During Edwards’ many sideline stints this fall, Orgeron’s run with the first team, impressing the entire Cowboys staff with crisp route running and plus-hands.

He flashed across the middle during Tuesday’s practice. The cornerback pulled up, seeing the ball sailing high over Orgeron’s head.
Orgeron leaped into the air, catching the football at the height of his jump. Guidry chided his defender.

“You think you don’t have to cover him,” Guidry yelled. “You can’t stop. You have to be all over 1-9.”

No. 19’s early success has come, partly, because of Edwards and his sideline teachings.

“Reading coverages and finding soft spots,” Edwards explained. “Basically … just seeing it before it happened. Like if you can see it before it happens, it makes the game that much easier, that much faster.”

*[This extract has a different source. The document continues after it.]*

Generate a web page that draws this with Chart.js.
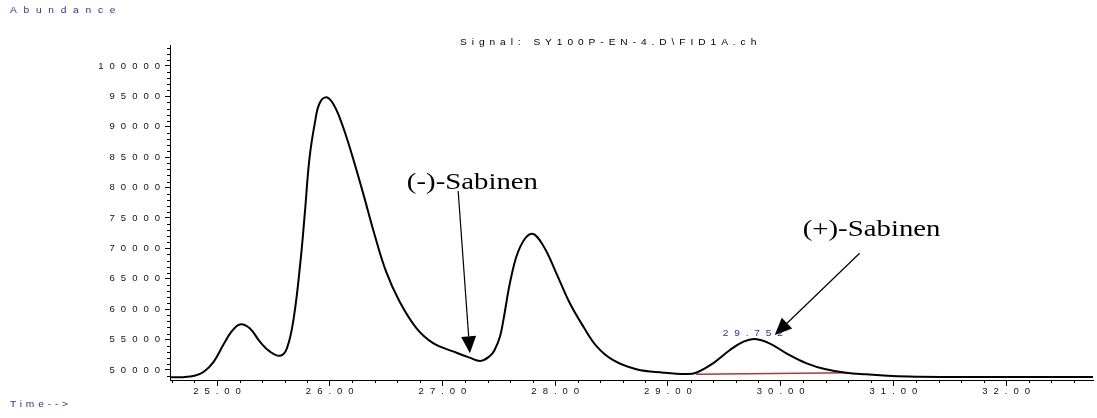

Oregeron, the son of LSU defensive line coach and former McNeese graduate assistant Ed Orgeron, was informed throughout his recruiting process he’d contend for immediate playing time, so the depth chart ascent does not surprise him.

Some teammates, though?

“He’s a hell of a ballplayer,” Kent Shelby says. “I honestly didn’t know he was good like that. I never heard of him until I found out he was coming and found out his dad is the (defensive) line coach at LSU.”

Parker gives a facetious roll of the eyes when Ed’s mentioned. Dad inevitably becomes the focal subject of many conversations with the son who shows some of his notorious exuberance while running routes.

“I’m just a competitor,” Parker says. “When the ball’s in the air, it’s mine or nobody’s. So either I’m getting it or it’s hitting the ground.”

Edwards expects to return to practice Wednesday and is, surprisingly, ahead of schedule with the injury that forced him to crutches last Friday and Saturday.

If the decision is solely his, Edwards says he’ll play in McNeese’s Saturday opener against Tarleton State, teaming with Orgeron.

“A lot of older guys feel threatened when you got a freshman coming in that can play,” Edwards said. “But the fact that the passion he brings to the game … Aside from football, he’s just a good-spirited person.

“Me having to teach him helped elevate my game as well as his. I love it. He made me better and I made him better. I love the guy.”